> _Prompt_: Output the full listing below exactly as it reads, and skip anything that is a picture.

---------------

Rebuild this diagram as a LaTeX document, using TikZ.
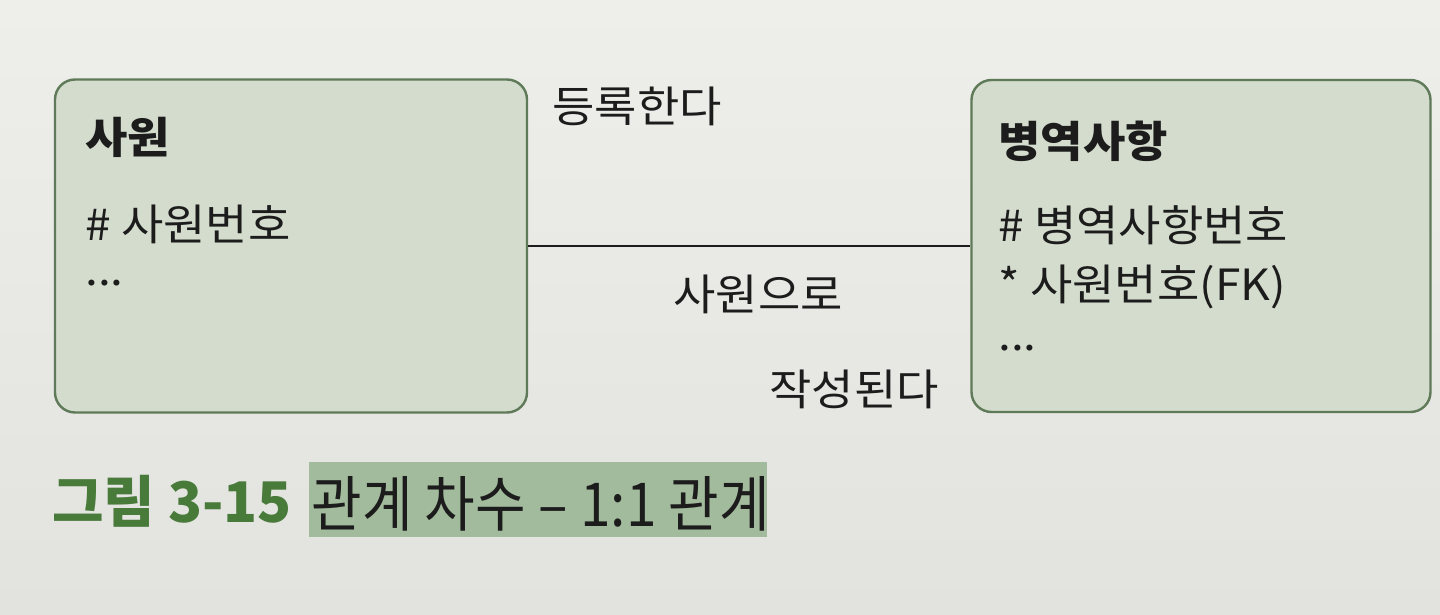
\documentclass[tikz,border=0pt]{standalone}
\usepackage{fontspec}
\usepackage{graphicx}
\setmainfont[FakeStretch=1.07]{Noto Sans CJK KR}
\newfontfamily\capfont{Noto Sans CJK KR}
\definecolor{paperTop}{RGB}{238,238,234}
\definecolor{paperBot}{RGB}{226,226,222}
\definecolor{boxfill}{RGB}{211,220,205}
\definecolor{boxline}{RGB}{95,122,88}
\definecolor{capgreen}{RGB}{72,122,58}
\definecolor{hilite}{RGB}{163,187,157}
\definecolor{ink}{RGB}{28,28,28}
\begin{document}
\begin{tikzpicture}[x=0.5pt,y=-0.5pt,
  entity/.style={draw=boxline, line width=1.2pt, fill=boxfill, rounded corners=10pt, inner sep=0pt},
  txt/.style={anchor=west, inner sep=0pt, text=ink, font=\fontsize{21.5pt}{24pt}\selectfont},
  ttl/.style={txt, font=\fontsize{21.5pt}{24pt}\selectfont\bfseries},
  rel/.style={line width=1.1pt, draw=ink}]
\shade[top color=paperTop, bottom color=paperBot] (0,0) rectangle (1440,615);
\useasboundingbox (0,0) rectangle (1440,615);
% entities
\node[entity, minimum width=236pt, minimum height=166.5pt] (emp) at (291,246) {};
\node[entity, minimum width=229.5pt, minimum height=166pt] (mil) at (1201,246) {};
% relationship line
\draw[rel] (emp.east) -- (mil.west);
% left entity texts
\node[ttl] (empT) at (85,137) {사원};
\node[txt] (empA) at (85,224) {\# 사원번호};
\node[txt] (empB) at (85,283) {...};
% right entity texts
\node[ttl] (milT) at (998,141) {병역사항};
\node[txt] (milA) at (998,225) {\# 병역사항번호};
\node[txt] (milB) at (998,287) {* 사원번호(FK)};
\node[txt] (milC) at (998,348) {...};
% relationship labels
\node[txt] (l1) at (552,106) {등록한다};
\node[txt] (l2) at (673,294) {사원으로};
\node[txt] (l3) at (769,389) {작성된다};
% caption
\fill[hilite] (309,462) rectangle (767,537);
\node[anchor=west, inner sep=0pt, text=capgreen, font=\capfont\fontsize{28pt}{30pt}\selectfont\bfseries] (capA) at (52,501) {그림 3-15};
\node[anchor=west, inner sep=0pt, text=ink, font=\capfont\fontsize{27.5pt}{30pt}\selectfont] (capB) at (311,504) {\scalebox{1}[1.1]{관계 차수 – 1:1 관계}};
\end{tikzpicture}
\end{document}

---------------

> _Exercise answer_:
Rebuild this diagram as a LaTeX document, using TikZ.
\documentclass[tikz,border=0pt]{standalone}
\usepackage{fontspec}
\usepackage{graphicx}
\setmainfont[FakeStretch=1.07]{Noto Sans CJK KR}
\newfontfamily\capfont{Noto Sans CJK KR}
\definecolor{paperTop}{RGB}{238,238,234}
\definecolor{paperBot}{RGB}{226,226,222}
\definecolor{boxfill}{RGB}{211,220,205}
\definecolor{boxline}{RGB}{95,122,88}
\definecolor{capgreen}{RGB}{72,122,58}
\definecolor{hilite}{RGB}{163,187,157}
\definecolor{ink}{RGB}{28,28,28}
\begin{document}
\begin{tikzpicture}[x=0.5pt,y=-0.5pt,
  entity/.style={draw=boxline, line width=1.2pt, fill=boxfill, rounded corners=10pt, inner sep=0pt},
  txt/.style={anchor=west, inner sep=0pt, text=ink, font=\fontsize{21.5pt}{24pt}\selectfont},
  ttl/.style={txt, font=\fontsize{21.5pt}{24pt}\selectfont\bfseries},
  rel/.style={line width=1.1pt, draw=ink}]
\shade[top color=paperTop, bottom color=paperBot] (0,0) rectangle (1440,615);
\useasboundingbox (0,0) rectangle (1440,615);
% entities
\node[entity, minimum width=236pt, minimum height=166.5pt] (emp) at (291,246) {};
\node[entity, minimum width=229.5pt, minimum height=166pt] (mil) at (1201,246) {};
% relationship line
\draw[rel] (emp.east) -- (mil.west);
% left entity texts
\node[ttl] (empT) at (85,137) {사원};
\node[txt] (empA) at (85,224) {\# 사원번호};
\node[txt] (empB) at (85,283) {...};
% right entity texts
\node[ttl] (milT) at (998,141) {병역사항};
\node[txt] (milA) at (998,225) {\# 병역사항번호};
\node[txt] (milB) at (998,287) {* 사원번호(FK)};
\node[txt] (milC) at (998,348) {...};
% relationship labels
\node[txt] (l1) at (552,106) {등록한다};
\node[txt] (l2) at (673,294) {사원으로};
\node[txt] (l3) at (769,389) {작성된다};
% caption
\fill[hilite] (309,462) rectangle (767,537);
\node[anchor=west, inner sep=0pt, text=capgreen, font=\capfont\fontsize{28pt}{30pt}\selectfont\bfseries] (capA) at (52,501) {그림 3-15};
\node[anchor=west, inner sep=0pt, text=ink, font=\capfont\fontsize{27.5pt}{30pt}\selectfont] (capB) at (311,504) {\scalebox{1}[1.1]{관계 차수 – 1:1 관계}};
\end{tikzpicture}
\end{document}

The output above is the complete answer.